* **Aim of the task**: Write each line of the material exactly as given, from the top through the line that contains "plt.rcParams['font.family'] = ['Noto", and omit all pictures.

** START **

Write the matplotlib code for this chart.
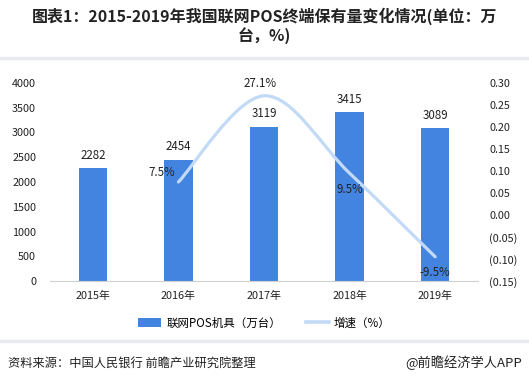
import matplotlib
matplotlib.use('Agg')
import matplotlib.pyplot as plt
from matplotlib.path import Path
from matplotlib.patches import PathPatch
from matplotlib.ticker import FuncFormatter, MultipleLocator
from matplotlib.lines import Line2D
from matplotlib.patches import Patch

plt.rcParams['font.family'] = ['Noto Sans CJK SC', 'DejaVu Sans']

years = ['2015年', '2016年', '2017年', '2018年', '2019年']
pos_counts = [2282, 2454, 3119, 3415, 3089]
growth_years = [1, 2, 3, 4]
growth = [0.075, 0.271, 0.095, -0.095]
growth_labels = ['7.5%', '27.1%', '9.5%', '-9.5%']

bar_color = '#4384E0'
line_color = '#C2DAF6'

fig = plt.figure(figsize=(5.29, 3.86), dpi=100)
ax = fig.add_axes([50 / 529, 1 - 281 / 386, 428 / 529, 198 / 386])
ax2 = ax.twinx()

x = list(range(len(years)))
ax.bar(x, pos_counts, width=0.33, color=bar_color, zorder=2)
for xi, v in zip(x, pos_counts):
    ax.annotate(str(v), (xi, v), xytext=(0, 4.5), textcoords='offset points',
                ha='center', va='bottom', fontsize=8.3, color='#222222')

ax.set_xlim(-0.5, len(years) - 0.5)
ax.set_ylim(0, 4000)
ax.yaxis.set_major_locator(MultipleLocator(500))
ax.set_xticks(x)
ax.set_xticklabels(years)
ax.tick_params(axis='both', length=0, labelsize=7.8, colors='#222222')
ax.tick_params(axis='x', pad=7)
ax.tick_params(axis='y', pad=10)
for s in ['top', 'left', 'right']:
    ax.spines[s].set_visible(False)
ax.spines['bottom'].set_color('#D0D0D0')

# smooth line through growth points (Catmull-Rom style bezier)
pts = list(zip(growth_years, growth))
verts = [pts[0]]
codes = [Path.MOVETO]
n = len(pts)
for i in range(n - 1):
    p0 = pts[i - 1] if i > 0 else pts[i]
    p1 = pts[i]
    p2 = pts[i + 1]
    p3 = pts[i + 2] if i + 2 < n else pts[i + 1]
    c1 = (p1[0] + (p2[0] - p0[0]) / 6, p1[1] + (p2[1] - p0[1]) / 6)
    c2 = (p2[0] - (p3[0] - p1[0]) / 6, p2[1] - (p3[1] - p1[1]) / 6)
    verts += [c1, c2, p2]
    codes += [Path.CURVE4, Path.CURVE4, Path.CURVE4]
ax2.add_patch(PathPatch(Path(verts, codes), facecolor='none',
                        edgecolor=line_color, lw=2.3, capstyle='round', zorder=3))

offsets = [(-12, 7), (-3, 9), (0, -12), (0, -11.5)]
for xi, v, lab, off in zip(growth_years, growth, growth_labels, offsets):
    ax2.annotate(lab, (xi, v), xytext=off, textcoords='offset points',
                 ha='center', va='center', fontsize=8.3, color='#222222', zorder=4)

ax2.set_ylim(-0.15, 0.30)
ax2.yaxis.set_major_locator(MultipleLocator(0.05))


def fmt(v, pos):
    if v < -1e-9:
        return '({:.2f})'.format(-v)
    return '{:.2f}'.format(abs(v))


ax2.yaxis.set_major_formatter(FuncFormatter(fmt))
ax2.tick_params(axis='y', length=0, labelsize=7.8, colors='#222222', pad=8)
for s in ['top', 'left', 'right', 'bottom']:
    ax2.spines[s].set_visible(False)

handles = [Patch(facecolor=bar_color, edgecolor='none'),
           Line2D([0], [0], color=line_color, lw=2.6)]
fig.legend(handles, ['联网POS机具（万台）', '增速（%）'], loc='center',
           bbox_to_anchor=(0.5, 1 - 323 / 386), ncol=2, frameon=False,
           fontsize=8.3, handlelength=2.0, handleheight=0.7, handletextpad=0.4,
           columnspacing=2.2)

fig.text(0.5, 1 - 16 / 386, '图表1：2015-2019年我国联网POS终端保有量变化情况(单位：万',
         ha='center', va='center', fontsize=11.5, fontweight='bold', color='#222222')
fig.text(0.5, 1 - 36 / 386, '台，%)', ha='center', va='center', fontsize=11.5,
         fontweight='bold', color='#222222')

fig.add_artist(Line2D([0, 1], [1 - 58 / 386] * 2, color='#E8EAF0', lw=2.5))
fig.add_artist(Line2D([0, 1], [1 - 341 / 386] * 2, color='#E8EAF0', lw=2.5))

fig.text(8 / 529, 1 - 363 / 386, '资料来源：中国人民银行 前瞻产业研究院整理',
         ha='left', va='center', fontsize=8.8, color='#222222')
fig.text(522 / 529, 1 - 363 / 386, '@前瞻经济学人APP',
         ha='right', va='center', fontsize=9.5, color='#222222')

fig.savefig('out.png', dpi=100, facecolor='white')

** END **

* **Answer to the problem**:
Write the matplotlib code for this chart.
import matplotlib
matplotlib.use('Agg')
import matplotlib.pyplot as plt
from matplotlib.path import Path
from matplotlib.patches import PathPatch
from matplotlib.ticker import FuncFormatter, MultipleLocator
from matplotlib.lines import Line2D
from matplotlib.patches import Patch

plt.rcParams['font.family'] = ['Noto Sans CJK SC', 'DejaVu Sans']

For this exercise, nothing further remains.